Bringing the ‘holy back’ to Christmas via Mary

The vision of an ideal Christmas generally includes “Silent Night” being softly sung around a manger scene. Snow is falling, family is gathered, and savoury smells are wafting from the kitchen.

Dec 11, 2014

By Louise McNulty
The vision of an ideal Christmas generally includes “Silent Night” being softly sung around a manger scene. Snow is falling, family is gathered, and savoury smells are wafting from the kitchen. Festively wrapped packages are stacked under a tree sparkling with ornaments and lights. All is calm. All is bright.

For some, such dream scenes become reality on the December holiday. More often, the subtle, holy joy of Christmas is obscured by the blurry vision of those who have been sleep-deprived and stressed out while preparing for that “perfect” moment.
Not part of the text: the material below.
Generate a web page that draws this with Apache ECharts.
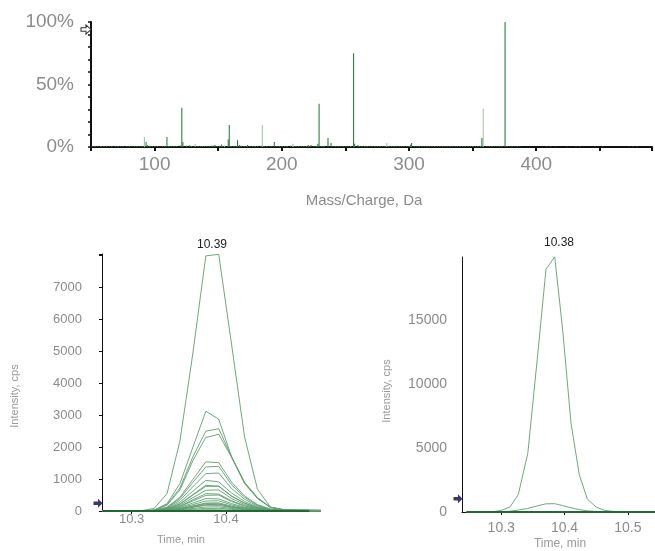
<!DOCTYPE html>
<html><head><meta charset="utf-8">
<script src="https://cdn.jsdelivr.net/npm/echarts@6/dist/echarts.min.js"></script>
<style>html,body{margin:0;padding:0;background:#fff}#c{width:655px;height:551px}</style>
</head><body><div id="c"></div>
<script>
// ---------- Mass spectrum (top) ----------
const specMzDark  = [57.3, 93.3, 94.6, 109.7, 120.1, 121.4, 122.2, 127.6, 137.6, 146.7, 147.5, 152.7, 157.9, 158.7, 165.2, 166.7, 173.0, 181.0, 183.5, 190.7, 194.1, 206.9, 220.7, 223.0, 228.3, 229.3, 236.3, 238.7, 240.2, 256.4, 257.2, 259.8, 301.2, 302.0, 357.3, 375.5];
const specIntDark = [0.8, 4.0, 1.6, 8.0, 1.5, 31.5, 4.0, 1.5, 0.8, 1.3, 1.6, 2.0, 6.0, 17.7, 5.5, 1.6, 1.6, 1.0, 1.0, 0.8, 4.0, 1.0, 1.6, 1.6, 2.7, 34.7, 7.3, 3.2, 0.6, 75.0, 2.7, 1.6, 1.9, 3.2, 7.3, 100];
const specMzLight  = [92.0, 131.9, 154.8, 184.7, 208.7, 282.5, 338.0, 358.3];
const specIntLight = [8.1, 2.5, 1.5, 17.7, 2.7, 3.2, 0.5, 30.6];
const noiseMz  = [51,53,55,58,60,62,64,66,69,71,73,75,78,80,82,84,86,88,90,96,98,100,102,104,106,108,111,113,115,117,125,129,134,136,139,141,143,145,149,151,153,155,160,162,164,168,170,172,175,177,179,186,188,192,196,198,200,202,204,209,211,213,215,217,219,221,225,227,231,233,242,244,246,248,250,252,254,261,263,265,267,269,271,273,275,277,279,281,284,286,288,290,292,294,296,298,300,304,306,308,310,312,314,316,318,320,322,324,326,328,330,332,334,336,340,342,344,346,348,350,352,354,356,361,363,365,367,369,371,373,377,379,381,383,385,387,408,411,415,424,431,434,446,452,473,476,479,481];
const noiseInt = [0.6,0.8,0.5,0.7,0.6,0.9,0.5,0.7,0.6,0.8,0.5,0.7,0.6,0.9,0.5,0.7,0.8,0.6,0.7,0.9,0.6,0.8,0.7,0.5,0.9,0.6,0.8,0.7,0.6,0.9,1.0,0.7,0.8,0.6,0.9,0.7,0.8,1.1,0.7,0.9,0.6,0.8,0.7,0.9,0.6,1.0,0.8,0.7,0.6,0.9,0.8,0.7,0.9,0.6,0.8,0.7,0.9,0.6,0.8,0.7,0.9,0.8,0.6,0.7,0.9,0.8,0.7,0.6,0.9,0.8,0.7,0.9,0.6,0.8,0.7,0.6,0.8,0.7,0.6,0.8,0.9,0.7,0.6,0.8,0.7,0.9,0.6,0.7,0.8,0.6,0.9,0.7,0.6,0.8,0.7,0.6,0.8,0.7,0.6,0.8,0.7,0.6,0.9,0.7,0.6,0.8,0.7,0.6,0.8,0.7,0.6,0.8,0.7,0.6,0.9,0.7,0.8,0.6,0.7,0.8,0.6,0.7,0.9,0.6,0.7,0.8,0.6,0.7,0.8,0.6,0.7,0.5,0.6,0.5,0.6,0.5,0.4,0.5,0.4,0.5,0.4,0.4,0.5,0.4,0.4,0.5,0.4];
const specYTicks = [0, 50, 100];

// ---------- XIC left (many fragment traces) ----------
const leftTimes = [10.2690, 10.2827, 10.2964, 10.3101, 10.3238, 10.3375, 10.3512, 10.3649, 10.3786, 10.3923, 10.4060, 10.4197, 10.4334, 10.4471, 10.4608, 10.4745, 10.4882, 10.5019];
const leftTraces = [
  [0,0,0,10,80,545,2200,4950,7990,8040,5200,2320,680,125,40,25,20,15],
  [0,0,0,5,30,230,860,2000,3125,2875,1690,900,420,120,45,30,25,20],
  [0,0,0,5,25,200,720,1700,2500,2580,1690,880,400,115,40,30,25,20],
  [0,0,0,5,25,185,660,1580,2300,2405,1680,860,390,110,40,30,25,20],
  [0,0,0,3,18,120,430,990,1540,1515,900,470,200,60,25,15,12,10],
  [0,0,0,3,16,110,390,900,1380,1400,820,430,180,55,22,15,12,10],
  [0,0,0,3,14,95,335,760,1170,1190,700,370,155,48,20,12,10,8],
  [0,0,0,2,12,80,275,620,960,913,560,300,125,40,18,10,8,6],
  [0,0,0,2,10,65,225,515,806,775,470,250,105,33,15,10,8,6],
  [0,0,0,2,10,62,218,500,770,780,460,245,100,32,15,10,8,6],
  [0,0,0,2,8,52,182,416,650,660,390,205,85,27,12,8,6,5],
  [0,0,0,1,7,44,152,350,545,530,320,170,70,22,10,7,5,4],
  [0,0,0,1,6,39,137,315,490,500,295,155,65,20,9,6,5,4],
  [0,0,0,1,5,31,110,250,390,380,230,120,50,16,8,5,4,3],
  [0,0,0,1,4,25,88,200,314,320,190,100,42,14,7,5,4,3],
  [0,0,0,1,3,20,70,160,250,255,150,80,34,11,6,4,3,2],
  [0,0,0,1,3,18,64,147,230,225,135,72,30,10,5,4,3,2],
  [0,0,0,1,3,16,56,128,200,210,125,66,28,9,5,3,3,2],
  [0,0,0,0,2,14,50,115,180,175,105,56,24,8,4,3,2,2],
  [0,0,0,0,2,10,35,80,125,130,78,41,17,6,3,2,2,1],
  [0,0,0,0,1,6,22,51,80,85,50,27,11,4,2,1,1,1],
  [0,0,0,0,1,3,11,26,40,40,24,13,5,2,1,1,1,0]
];
const leftPeakLabel = '10.39';

// ---------- XIC right ----------
const rightTimes = [10.2450, 10.2584, 10.2716, 10.2848, 10.3006, 10.3138, 10.3269, 10.3420, 10.3570, 10.3707, 10.3845, 10.3971, 10.4103, 10.4234, 10.4361, 10.4498, 10.4630, 10.4762, 10.4894, 10.5026, 10.5158, 10.5290, 10.5422, 10.5554];
const rightMain  = [0,0,0,0,130,390,1350,4600,12000,18980,19970,14240,6950,2910,1010,390,130,50,30,20,15,10,10,10];
const rightMinor = [0,0,0,0,20,60,150,280,480,640,650,500,330,190,90,40,20,10,5,5,5,5,5,5];
const rightPeakLabel = '10.38';

const FONT = "'Liberation Sans', Arial, sans-serif";
const GREY = '#8c8c8c';
const DARK = '#2f7f45';
const LIGHT = '#a9c5ad';
const TRACE = '#5f9f70';
const BASE = '#1f6a33';
const arrowPath = 'path://M0,3 L5,3 L5,0 L10,5 L5,10 L5,7 L0,7 Z';

const zip = (a, b) => a.map((v, i) => [v, b[i]]);

const series = [];
series.push({ type: 'bar', xAxisIndex: 0, yAxisIndex: 0, data: zip(noiseMz, noiseInt), barWidth: 1.5, itemStyle: { color: DARK }, silent: true, barGap: '-100%' });
series.push({ type: 'bar', xAxisIndex: 0, yAxisIndex: 0, data: zip(specMzLight, specIntLight), barWidth: 1.1, itemStyle: { color: LIGHT }, barGap: '-100%' });
series.push({ type: 'bar', xAxisIndex: 0, yAxisIndex: 0, data: zip(specMzDark, specIntDark), barWidth: 1.1, itemStyle: { color: DARK }, barGap: '-100%',
  markPoint: { silent: true, symbol: arrowPath, symbolSize: [10, 9], symbolOffset: [-5, 0],
    itemStyle: { color: '#ffffff', borderColor: '#333', borderWidth: 1 }, label: { show: false },
    data: [{ coord: [50, 94] }] } });

leftTraces.forEach((tr, i) => {
  series.push({ type: 'line', xAxisIndex: 1, yAxisIndex: 1, data: zip(leftTimes, tr), showSymbol: false,
    lineStyle: { width: 1, color: TRACE, opacity: 0.9 }, z: 2 });
});
series.push({ type: 'line', xAxisIndex: 1, yAxisIndex: 1, data: zip(leftTimes.slice(0, 17), leftTimes.slice(0, 17).map(() => 0)), showSymbol: false,
  lineStyle: { width: 2, color: BASE }, z: 3,
  markPoint: { silent: true, symbol: arrowPath, symbolSize: [9, 9], symbolOffset: [-4, 0], itemStyle: { color: '#3a3868' }, label: { show: false },
    data: [{ coord: [10.2685, 241] }] } });

series.push({ type: 'line', xAxisIndex: 2, yAxisIndex: 2, data: zip(rightTimes, rightMain), showSymbol: false, lineStyle: { width: 1, color: TRACE, opacity: 0.9 }, z: 2 });
series.push({ type: 'line', xAxisIndex: 2, yAxisIndex: 2, data: zip(rightTimes, rightMinor), showSymbol: false, lineStyle: { width: 1, color: TRACE, opacity: 0.9 }, z: 2 });
series.push({ type: 'line', xAxisIndex: 2, yAxisIndex: 2, data: zip(rightTimes, rightTimes.map(() => 0)), showSymbol: false,
  lineStyle: { width: 2, color: BASE }, z: 3,
  markPoint: { silent: true, symbol: arrowPath, symbolSize: [9, 9], symbolOffset: [-4, 0], itemStyle: { color: '#3a3868' }, label: { show: false },
    data: [{ coord: [10.238, 1040] }] } });

const txt = (x, y, text, size, color, rot) => ({ type: 'text', x, y, rotation: rot || 0,
  style: { text, fill: color, font: size + 'px ' + FONT, textAlign: 'center', textVerticalAlign: 'middle' } });

const option = {
  animation: false,
  backgroundColor: '#ffffff',
  grid: [
    { left: 91, top: 22, width: 564, height: 125 },
    { left: 102, top: 254, width: 218, height: 257 },
    { left: 462, top: 257, width: 193, height: 255 }
  ],
  xAxis: [
    { type: 'value', gridIndex: 0, min: 50, max: 491, interval: 50,
      axisLine: { lineStyle: { color: '#111', width: 2 } },
      axisTick: { length: 4, lineStyle: { color: '#111', width: 2 } },
      axisLabel: { fontSize: 19, color: GREY, fontFamily: FONT, margin: 8, formatter: v => (v % 100 === 0 ? String(v) : '') },
      splitLine: { show: false } },
    { type: 'value', gridIndex: 1, min: 10.2685, max: 10.4997, splitNumber: 2,
      axisLine: { lineStyle: { color: '#111', width: 1 } },
      axisTick: { length: 3, lineStyle: { color: '#111' } },
      axisLabel: { fontSize: 13, color: GREY, fontFamily: FONT, margin: 2, showMinLabel: false, showMaxLabel: false },
      splitLine: { show: false } },
    { type: 'value', gridIndex: 2, min: 10.238, max: 10.543, splitNumber: 3,
      axisLine: { lineStyle: { color: '#111', width: 1 } },
      axisTick: { length: 3, lineStyle: { color: '#111' } },
      axisLabel: { fontSize: 14, color: GREY, fontFamily: FONT, margin: 9, showMinLabel: false, showMaxLabel: false },
      splitLine: { show: false } }
  ],
  yAxis: [
    { type: 'value', gridIndex: 0, min: 0, max: 100, interval: 10,
      axisLine: { show: true, lineStyle: { color: '#111', width: 2 } },
      axisTick: { show: true, length: 3, lineStyle: { color: '#111', width: 1.5 } },
      axisLabel: { fontSize: 19, color: GREY, fontFamily: FONT, margin: 17, formatter: v => (specYTicks.indexOf(v) >= 0 ? v + '%' : '') },
      splitLine: { show: false } },
    { type: 'value', gridIndex: 1, min: 0, max: 8050, interval: 1000,
      axisLine: { show: true, lineStyle: { color: '#111', width: 1 } },
      axisTick: { show: true, length: 3, lineStyle: { color: '#111' } },
      axisLabel: { fontSize: 13, color: GREY, fontFamily: FONT, margin: 20, formatter: v => (v <= 7000 ? String(v) : '') },
      splitLine: { show: false } },
    { type: 'value', gridIndex: 2, min: 0, max: 19950, interval: 5000,
      axisLine: { show: true, lineStyle: { color: '#111', width: 1 } },
      axisTick: { show: false },
      axisLabel: { fontSize: 14, color: GREY, fontFamily: FONT, margin: 15, formatter: v => (v <= 15000 ? String(v) : '') },
      splitLine: { show: false } }
  ],
  graphic: [
    txt(364, 201, 'Mass/Charge, Da', 15, GREY),
    txt(212, 245, leftPeakLabel, 12, '#222'),
    txt(559, 243, rightPeakLabel, 12, '#222'),
    txt(181, 540, 'Time, min', 11, '#9a9a9a'),
    txt(560, 544, 'Time, min', 12, '#9a9a9a'),
    txt(15, 396, 'Intensity, cps', 11, '#9a9a9a', Math.PI / 2),
    txt(387, 391, 'Intensity, cps', 11, '#9a9a9a', Math.PI / 2)
  ],
  series
};

const chart = echarts.init(document.getElementById('c'), null, { renderer: 'canvas' });
chart.setOption(option);
</script>
</body></html>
What is lost in the blur is the gift of Christmas, the anticipation during Advent, its peace, the humble and quiet beginning of the story of salvation. Those gifts from God are sometimes obscured by exhausting preparations, high-calorie foods, presents that sometimes overtax the family budget.

It’s as if an elaborate celebration was planned and the guest of honour was ignored. And, despite attending Mass on the holy days, it is too often a matter of trying to “fit it in” between family visits and meals and opening gifts.

Returning the Christmas celebration to the silent and holy night on the days that precede it almost seems like an unrealistic goal in our world. That may be true on a societal scale, where merchants of every faith, or none, have been pandering their holiday wares since late August. But changes can be achieved and we can look to Mary as the beacon to help us return to holiness.

How did she handle that first Advent in the days leading to the birth of the Saviour? Consider the tone Mary set. That first Advent wasn’t a time to splurge, to be ostentatious. It was a moment of physical and spiritual preparation. Mary sets the tone, for men and women, on what we should be pursuing as we wait for the coming of our Saviour.

Mary’s quiet “yes” to the angel Gabriel put God's plan into action. When it was announced that she would bear a child, she didn’t ask questions or protest. Instead, we heard: “Behold, I am the handmaid of the Lord. May it be done to me according to your word.” (Lk 1:38)

We can emulate Mary’s quiet holiness at Advent and that doesn’t mean we have to stomp out the joy of past Christmas traditions to do it.

Mary was not idle, nor was she unsocial during the months leading to her son’s birth. Scripture tells us that she went almost immediately to visit Elizabeth and she stayed with her for three months. And she didn’t shirk the civil duty of going to Bethlehem to be counted for the census.

Today, we, too, shouldn’t dismiss the part we usually play in the celebration of Christmas, but we might limit the scope of some plans, and instead steep in the spiritual. What did Mary do leading up to that first Advent? Mary primarily rejoiced in God. She proclaimed “the greatness of the Lord.” She realized what a great gift God had given her. “For he has looked upon his handmaid’s lowliness,” she says in the Magnificat.

No child will be psychologically scarred if there is one less kind of cookie available on the table. If Christmas greetings are only sent to out-of-towners, who in town will know? Perhaps Grandma’s linens that require hours of preparation to look just right on the Christmas dinner table can be left in the closet just for one year.

Instead, focus that energy on bringing the holy day back to a religious focus. Make Advent a true season of awaiting the arrival of the light, as Mary did, of rejoicing for the blessings that God has provided, and of the future promises that come to us by welcoming Christ into our lives.

That means keeping in mind, and in prayers, the needs of the poor, the lonely, those who may need food or those who may need spiritual food. What can we do to help them? What can we do to bring the light to them? What can we do to bring light to those nearest to us, who may be stressed, tired, run down trying to provide the “perfect” holiday?

Once again, consider Mary as she prepared for that first Advent. In all the depictions of their journey to Bethlehem, Mary is seen riding on a donkey and Joseph walking beside her.

It couldn’t have been easy to walk for miles in that climate, on that terrain. Yet Joseph never seemed discontent as he cared for the comfort of Mary and the divine child she would bear. He guides the animal that carries them and looks for shelter. Mary didn’t complain about the shelter he found, or where they welcomed the newborn baby – in a humble manger, where animals are kept.

Though surely they had stresses while preparing for a first-born and on limited finances, they were kind to one another. Mary didn’t rejoice in the material, but in the spiritual fortune she was about to bring into the world.